LECCE - Cassa integrazione di nuovo in salita a Lecce e provincia. Nel mese di febbraio, sono state autorizzate 133.833 ore, il 35 per cento in più rispetto a gennaio. Lo rileva il nuovo rapporto mensile elaborato dalla Uil – Servizio Politiche del Lavoro sulla base dei dati Inps. Le richieste riguardano esclusivamente la cig ordinaria, che nel primo mese dell’anno registrava 98.995 ore autorizzate. Invariata la situazione della cassa integrazione in deroga, ciò per effetto della cessazione dell’ammortizzatore: le poche ore richieste a livello nazionale derivano da un residuo degli anni precedenti.
Il quadro diventa ancor più preoccupante se si cumulano le ore autorizzate nel primo bimestre dell’anno: ben 232.828 ore contro le 156.232 registrate nel bimestre gennaio-febbraio del 2018, con un incremento pari al 49 per cento. Il dato provinciale è linea con quello regionale (+150%) e nazionale (+9,4%).
“L’aumento del ricorso agli ammortizzatori sociali evidenzia, ancora una volta, il persistere della sofferenza del nostro tessuto produttivo e conferma le nostre preoccupazioni su una ripresa economica ancora molto timida e instabile”, commenta il segretario generale della Uil di Lecce, Salvatore Giannetto. “Servono interventi urgenti e concreti – aggiunge - che riportino al centro dell’agenda politica-amministrativa il tema del lavoro, a cominciare dallo sblocco dei tanti cantieri fermi che potrebbero dare una boccata d’ossigeno alle nostre imprese e ai lavoratori, sostenendo lo sviluppo di un Salento altrimenti condannato a un cronico isolamento”.

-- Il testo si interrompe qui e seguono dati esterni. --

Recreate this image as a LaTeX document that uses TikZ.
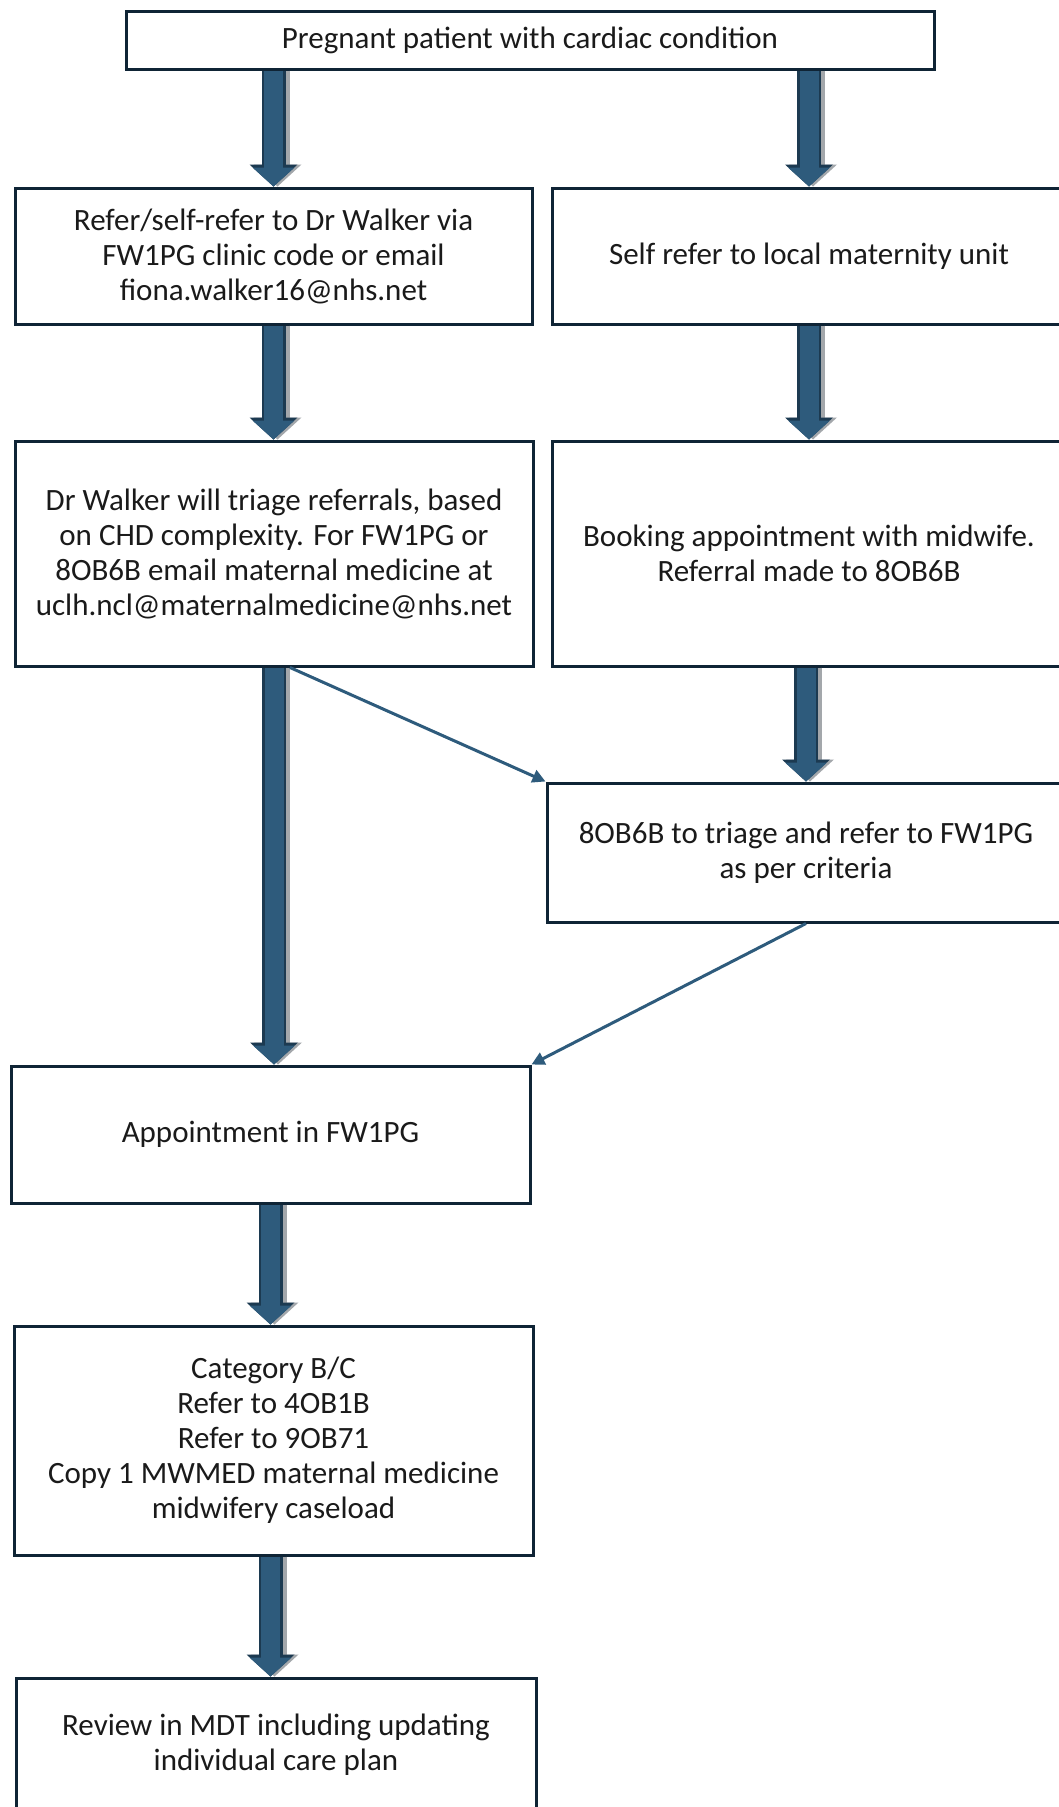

Rispetto al primo bimestre del 2018, a livello pugliese, le richieste di cassa integrazione aumentano nel settore industriale (+261%) e nell’edilizia (+9,5%), a fronte di una flessione nel commercio (-68,8%). Il rapporto Uil stima ben 18mila posti di lavoro salvaguardati in Puglia nel periodo gennaio-febbraio (contro i 7mila dello stesso bimestre del 2018). “Ciò solo grazie a uno strumento che, potrebbe, se migliorato e adattato alle esigenze specifiche e nuove dei diversi settori, garantire la conservazione di un più alto numero di posti di lavoro, scongiurando l’uscita di lavoratori non sempre facilmente ricollocabili in un mercato del lavoro ancora statico”, conclude Giannetto.